Another note: the sim is called “cuba” out of convenience… it’s actually an amalgam of places we’ve lived, or visited in our travels… cuba, venice, naples, capri, southtexas, paris, trinidad, socal and mexico are some influences. On a granular level, the list goes on. However, rather than calling it trinicubaplexasnicerisapri we just called it cuba 😉
(your note on the lack of racism in cuba is actually the subject of a nearly hour-long diatribe my dad went on with my girlfriend and I just last week.. I recorded it on my n95, actually, and maybe i should put it online)
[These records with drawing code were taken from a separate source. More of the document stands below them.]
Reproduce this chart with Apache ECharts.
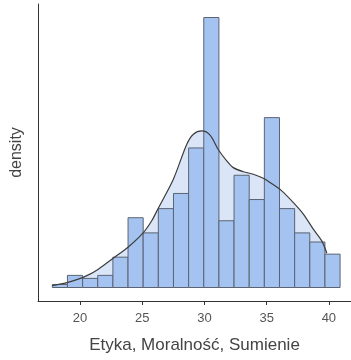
<!DOCTYPE html>
<html>
<head>
<meta charset="utf-8">
<script src="https://cdn.jsdelivr.net/npm/echarts@6/dist/echarts.min.js"></script>
<style>
  html, body { margin: 0; padding: 0; background: #fff; }
  #chart { width: 351px; height: 360px; }
</style>
</head>
<body>
<div id="chart"></div>
<script>
// Histogram of scores (counts per bin) with a kernel density overlay
const binStart = 17.77;
const binWidth = 1.2175;
const binCounts = [1, 4, 3, 4, 10, 23, 18, 26, 31, 46, 89, 22, 37, 29, 56, 26, 18, 15, 11];

// Density curve points: [score, density]
const curveX = [17.77, 18.79, 19.86, 20.67, 21.47, 22.68, 23.83, 25.09, 25.76, 26.29, 27.50,
                28.58, 29.11, 29.78, 30.45, 31.12, 31.79, 32.32, 33.13, 33.93, 34.73,
                35.27, 36.21, 37.15, 37.95, 38.75, 39.43, 39.83];
const curveY = [0.0011, 0.0025, 0.0048, 0.0073, 0.0106, 0.0170, 0.0231, 0.0317, 0.0385, 0.0458, 0.0625,
                0.0827, 0.0885, 0.0904, 0.0880, 0.0795, 0.0731, 0.0692, 0.0668, 0.0654, 0.0631,
                0.0606, 0.0558, 0.0490, 0.0424, 0.0337, 0.0269, 0.0199];

const xTicks = [20, 25, 30, 35, 40];

const total = binCounts.reduce((a, b) => a + b, 0);
const bins = binCounts.map((c, i) => [
  binStart + i * binWidth,
  binStart + (i + 1) * binWidth,
  c / (total * binWidth)
]);
const curve = curveX.map((x, i) => [x, curveY[i]]);

const maxD = Math.max(...bins.map(b => b[2]));
const yPad = maxD * 0.05;

const chart = echarts.init(document.getElementById('chart'));
chart.setOption({
  animation: false,
  grid: { left: 38, right: 0, top: 4, bottom: 59 },
  xAxis: {
    type: 'value',
    min: 16.62,
    max: 41.78,
    name: 'Etyka, Moralność, Sumienie',
    nameLocation: 'middle',
    nameGap: 36,
    nameTextStyle: { fontFamily: 'Liberation Sans', fontSize: 17, color: '#444' },
    axisLine: { show: true, onZero: false, lineStyle: { color: '#333', width: 1 } },
    axisTick: { show: true, length: 4, customValues: xTicks, lineStyle: { color: '#333' } },
    axisLabel: { customValues: xTicks, fontFamily: 'Liberation Sans', fontSize: 13, color: '#555', margin: 11 },
    splitLine: { show: false }
  },
  yAxis: {
    type: 'value',
    min: -yPad,
    max: maxD + yPad,
    name: 'density',
    nameLocation: 'middle',
    nameGap: 13,
    nameTextStyle: { fontFamily: 'Liberation Sans', fontSize: 16, color: '#444' },
    axisLine: { show: true, onZero: false, lineStyle: { color: '#333', width: 1 } },
    axisTick: { show: false },
    axisLabel: { show: false },
    splitLine: { show: false }
  },
  series: [
    {
      type: 'line',
      data: curve,
      smooth: 0.3,
      symbol: 'none',
      z: 1,
      lineStyle: { width: 0 },
      areaStyle: { color: '#dae5f7', opacity: 1, origin: 0 }
    },
    {
      type: 'custom',
      z: 2,
      data: bins,
      renderItem: function (params, api) {
        const p0 = api.coord([api.value(0), api.value(2)]);
        const p1 = api.coord([api.value(1), 0]);
        return {
          type: 'rect',
          shape: { x: p0[0], y: p0[1], width: p1[0] - p0[0], height: p1[1] - p0[1] },
          style: { fill: '#a4c3f1', stroke: '#5b6472', lineWidth: 1 }
        };
      }
    },
    {
      type: 'line',
      data: curve,
      smooth: 0.3,
      symbol: 'none',
      z: 3,
      lineStyle: { color: '#3d3d3d', width: 1.2 }
    }
  ]
});
</script>
</body>
</html>
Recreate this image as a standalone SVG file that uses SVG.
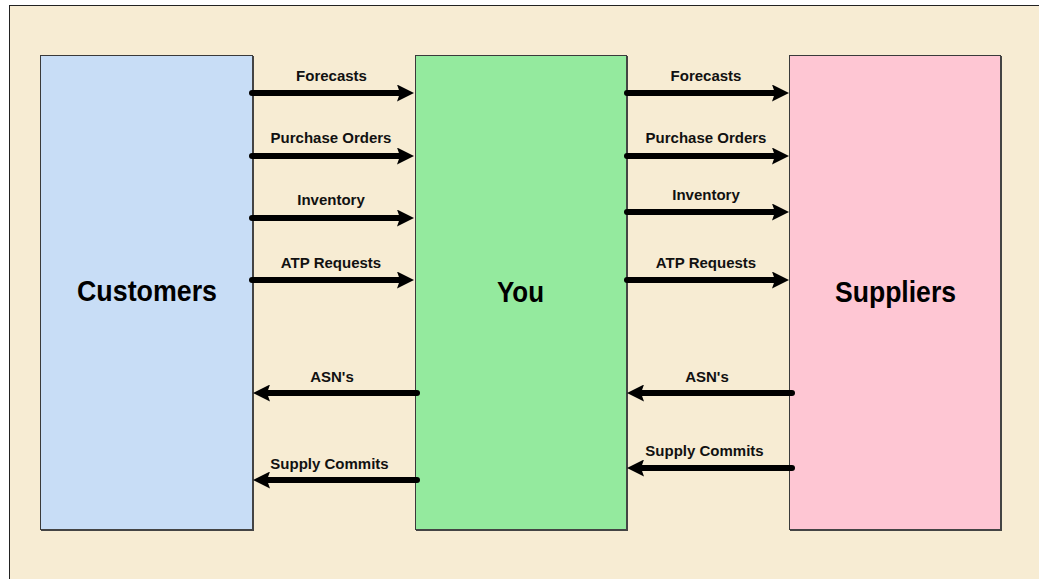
<svg xmlns="http://www.w3.org/2000/svg" width="1039" height="579" viewBox="0 0 1039 579">
<style>
.lbl{font-family:"Liberation Sans",Arial,sans-serif;font-weight:bold;font-size:15px;fill:#111;text-anchor:middle}
.big{font-family:"Liberation Sans",Arial,sans-serif;font-weight:bold;font-size:29px;fill:#000;text-anchor:middle}
.box{stroke:#3a3a3a;stroke-width:1}
.sh{stroke:#444;stroke-width:2;fill:none}
.arr{stroke:#000;stroke-width:6;stroke-linecap:round;fill:none}
</style>
<defs>
<marker id="ah" viewBox="0 0 17 17" refX="2" refY="8.5" markerUnits="userSpaceOnUse" markerWidth="17" markerHeight="17" orient="auto">
<path d="M0,0 L17,8.5 L0,17 L3,8.5 Z" fill="#000"/>
</marker>
</defs>
<rect x="9.5" y="5.5" width="1040" height="590" fill="#F7ECD3" stroke="#222" stroke-width="1"/>
<g id="customers">
<rect class="box" x="40.5" y="55.5" width="212" height="474" fill="#C8DDF6"/>
<polyline class="sh" points="41,530 253,530 253,56"/>
<text class="big" x="147" y="301" textLength="140" lengthAdjust="spacingAndGlyphs">Customers</text>
</g>
<g id="you">
<rect class="box" x="415.5" y="55.5" width="211" height="474" fill="#94EA9E"/>
<polyline class="sh" points="416,530 627,530 627,56"/>
<text class="big" x="520.5" y="302" textLength="47" lengthAdjust="spacingAndGlyphs">You</text>
</g>
<g id="suppliers">
<rect class="box" x="789.5" y="55.5" width="211" height="474" fill="#FEC6D3"/>
<polyline class="sh" points="790,530 1001,530 1001,56"/>
<text class="big" x="895.5" y="302" textLength="121" lengthAdjust="spacingAndGlyphs">Suppliers</text>
</g>
<g id="connectors">
<line class="arr" x1="252" y1="93" x2="399" y2="93" marker-end="url(#ah)"/>
<line class="arr" x1="252" y1="156" x2="399" y2="156" marker-end="url(#ah)"/>
<line class="arr" x1="252" y1="218" x2="399" y2="218" marker-end="url(#ah)"/>
<line class="arr" x1="252" y1="280" x2="399" y2="280" marker-end="url(#ah)"/>
<line class="arr" x1="417" y1="393" x2="268" y2="393" marker-end="url(#ah)"/>
<line class="arr" x1="417" y1="480" x2="268" y2="480" marker-end="url(#ah)"/>
<line class="arr" x1="627" y1="93" x2="774" y2="93" marker-end="url(#ah)"/>
<line class="arr" x1="627" y1="156" x2="774" y2="156" marker-end="url(#ah)"/>
<line class="arr" x1="627" y1="212" x2="774" y2="212" marker-end="url(#ah)"/>
<line class="arr" x1="627" y1="280" x2="774" y2="280" marker-end="url(#ah)"/>
<line class="arr" x1="792" y1="393" x2="642" y2="393" marker-end="url(#ah)"/>
<line class="arr" x1="792" y1="468" x2="642" y2="468" marker-end="url(#ah)"/>
<text class="lbl" x="331.5" y="81">Forecasts</text>
<text class="lbl" x="331" y="143">Purchase Orders</text>
<text class="lbl" x="331" y="205">Inventory</text>
<text class="lbl" x="331" y="268">ATP Requests</text>
<text class="lbl" x="332" y="382">ASN's</text>
<text class="lbl" x="329.5" y="469">Supply Commits</text>
<text class="lbl" x="706" y="81">Forecasts</text>
<text class="lbl" x="706" y="143">Purchase Orders</text>
<text class="lbl" x="706" y="200">Inventory</text>
<text class="lbl" x="706" y="268">ATP Requests</text>
<text class="lbl" x="707" y="382">ASN's</text>
<text class="lbl" x="704.5" y="456">Supply Commits</text>
</g>
</svg>
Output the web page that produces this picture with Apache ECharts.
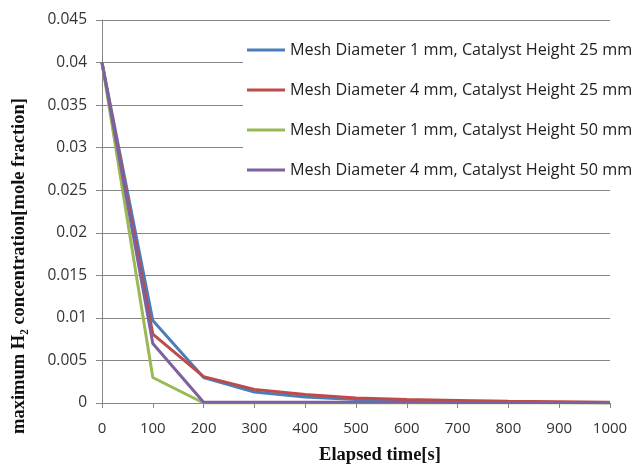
<!DOCTYPE html>
<html><head><meta charset="utf-8">
<script src="https://cdn.jsdelivr.net/npm/echarts@6/dist/echarts.min.js"></script>
<style>html,body{margin:0;padding:0;background:#fff}#c{width:632px;height:465px}</style>
</head><body><div id="c"></div>
<script>
const times = [0, 100, 200, 300, 400, 500, 600, 700, 800, 900, 1000];
const seriesNames = [
  'Mesh Diameter 1 mm, Catalyst Height 25 mm',
  'Mesh Diameter 4 mm, Catalyst Height 25 mm',
  'Mesh Diameter 1 mm, Catalyst Height 50 mm',
  'Mesh Diameter 4 mm, Catalyst Height 50 mm'
];
const d1mm25 = [0.04, 0.0097, 0.003, 0.0013, 0.0007, 0.0004, 0.0002, 0.00012, 0.0001, 0.00005, 0];
const d4mm25 = [0.04, 0.0081, 0.0031, 0.0016, 0.001, 0.0006, 0.0004, 0.0003, 0.0002, 0.00015, 0.0001];
const d1mm50 = [0.04, 0.003, 0, 0, 0, 0, 0, 0, 0, 0, 0];
const d4mm50 = [0.04, 0.007, 0.0001, 0.0001, 0.0001, 0.0001, 0.0001, 0.00005, 0.00005, 0.00005, 0.00005];
const yTicks = [0, 0.005, 0.01, 0.015, 0.02, 0.025, 0.03, 0.035, 0.04, 0.045];
const colors = ['#4a7ebb', '#be4b48', '#98b954', '#7d60a0'];
const allData = [d1mm25, d4mm25, d1mm50, d4mm50];
const xTitle = 'Elapsed time[s]';
const yTitle = 'maximum H\u2082 concentration[mole fraction]';

const chart = echarts.init(document.getElementById('c'), null, {renderer: 'canvas'});
chart.setOption({
  animation: false,
  backgroundColor: '#fff',
  grid: {left: 102, right: 22, top: 20, bottom: 62, containLabel: false, outerBoundsMode: 'none'},
  legend: {
    orient: 'vertical', left: 243, top: 36,
    backgroundColor: '#fff',
    padding: [6, 40, 6, 4],
    icon: 'rect', itemWidth: 38, itemHeight: 3, itemGap: 24,
    textStyle: {fontFamily: 'Open Sans', fontSize: 16.2, color: '#222'},
    data: seriesNames
  },
  graphic: [
    {type: 'text', x: 380, y: 455, style: {text: xTitle, font: 'bold 18.5px "Liberation Serif"', fill: '#111', align: 'center', verticalAlign: 'middle'}},
    {type: 'text', x: 19, y: 266, rotation: Math.PI / 2, style: {text: yTitle, font: 'bold 18.5px "Liberation Serif"', fill: '#111', align: 'center', verticalAlign: 'middle'}}
  ],
  xAxis: {
    type: 'value', min: 0, max: 1000, interval: 100,
    axisLine: {show: true, lineStyle: {color: '#868686', width: 1}},
    axisTick: {show: true, length: 5, lineStyle: {color: '#868686'}},
    axisLabel: {fontFamily: 'Open Sans', fontSize: 15, color: '#333', margin: 18,
      formatter: v => String(v)},
    splitLine: {show: false}
  },
  yAxis: {
    type: 'value', min: 0, max: 0.045, interval: 0.005,
    axisLine: {show: true, lineStyle: {color: '#868686', width: 1}},
    axisTick: {show: true, length: 6, lineStyle: {color: '#868686'}},
    axisLabel: {fontFamily: 'Open Sans', fontSize: 15.5, color: '#333', margin: 15,
      formatter: v => { const t = yTicks.find(x => Math.abs(x - v) < 1e-9); return String(+(t ?? v).toFixed(3)); }},
    splitLine: {show: true, lineStyle: {color: '#868686', width: 1}}
  },
  series: seriesNames.map((n, i) => ({
    name: n, type: 'line', symbol: 'none',
    data: times.map((t, j) => [t, allData[i][j]]),
    lineStyle: {color: colors[i], width: 3},
    itemStyle: {color: colors[i]}
  }))
});
</script></body></html>
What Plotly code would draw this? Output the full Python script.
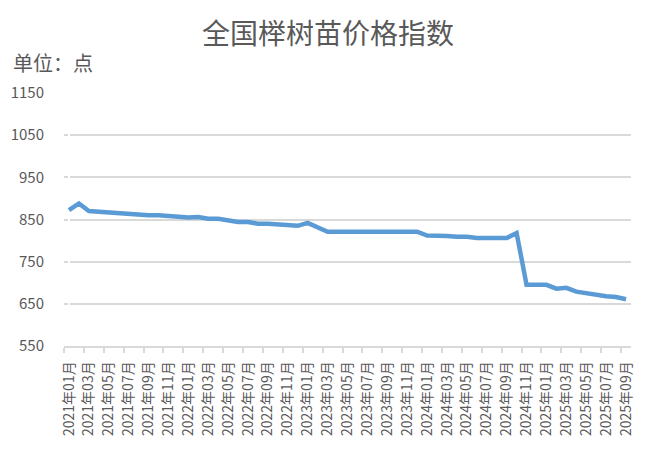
import plotly.graph_objects as go

# 月份 2021-01 ~ 2025-09
months = [f"{y}年{m:02d}月" for y in range(2021, 2026) for m in range(1, 13)][:57]

index_values = [
    872, 888, 870, 868, 866, 864, 862, 862, 860, 860, 858, 858,
    855, 856, 852, 852, 847, 844, 844, 840, 840, 838, 835, 835,
    842, 832, 821, 821, 821, 821, 821, 821, 821, 821, 821, 821,
    812, 812, 811, 809, 809, 806, 806, 806, 806, 818, 695, 695,
    695, 686, 688, 679, 675, 673, 668, 666, 661,
]

y_ticks = [550, 650, 750, 850, 950, 1050, 1150]

font = "Noto Sans CJK SC"
grey = "#595959"

x = list(range(len(months)))

fig = go.Figure()
fig.add_trace(go.Scatter(
    x=x, y=index_values, mode="lines",
    line=dict(color="#5B9BD5", width=4.5),
    showlegend=False,
))

# page body has an 8px margin, margins below are shifted for it
fig.update_layout(
    width=655, height=469,
    margin=dict(l=56, r=32, t=85, b=131, autoexpand=False),
    paper_bgcolor="white", plot_bgcolor="white",
    font=dict(family=font, color=grey),
    title=dict(text="全国榉树苗价格指数", x=0.4885, xref="container", y=0.945,
               yref="container", yanchor="middle", xanchor="center",
               font=dict(size=28, color=grey, family=font)),
)

fig.add_annotation(text="单位：点", xref="paper", yref="paper",
                   x=-0.093, y=1.12, xanchor="left", yanchor="middle",
                   showarrow=False, font=dict(size=20, color=grey, family=font))

fig.update_xaxes(
    range=[-0.5, len(months) - 0.5], automargin=False,
    tickmode="array", tickvals=x[::2], ticktext=months[::2],
    tickangle=-90, tickfont=dict(size=14, color=grey), ticklabelstandoff=8,
    ticks="", showgrid=False,
    showline=True, linecolor="#d9d9d9", linewidth=1.5,
    minor=dict(tickmode="array", tickvals=[i - 0.5 for i in range(0, len(months) + 1, 2)],
               ticks="outside", ticklen=5, tickcolor="#d9d9d9", tickwidth=1.5),
)

fig.update_yaxes(
    range=[550, 1150], tickvals=y_ticks, automargin=False,
    tickfont=dict(size=15, color=grey), ticklabelstandoff=19,
    showgrid=True, gridcolor="#d9d9d9", gridwidth=1.5,
    zeroline=False, showline=False, ticks="",
)

fig.write_html("out.html")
Anyhow, thanks for taking the time to share your experiences in Cuba (great photos), your opinion on the state of things in reality (without positivity and imagination I thinkwe’d be as fucked as our reality), and your pointed critique of the work we’ve done (palatable, maybe even ejoyable?)… and most importantly to my selfish ass, thanks for inducing that recollection fest! I need to catch back up with my pop’s semi-memoirs, I’ve really let that project atrophy
Matt, I’ll have to read your comment again when I have more time. But for now let me thank you for an incredibly heartfelt, thoughtful and personal post.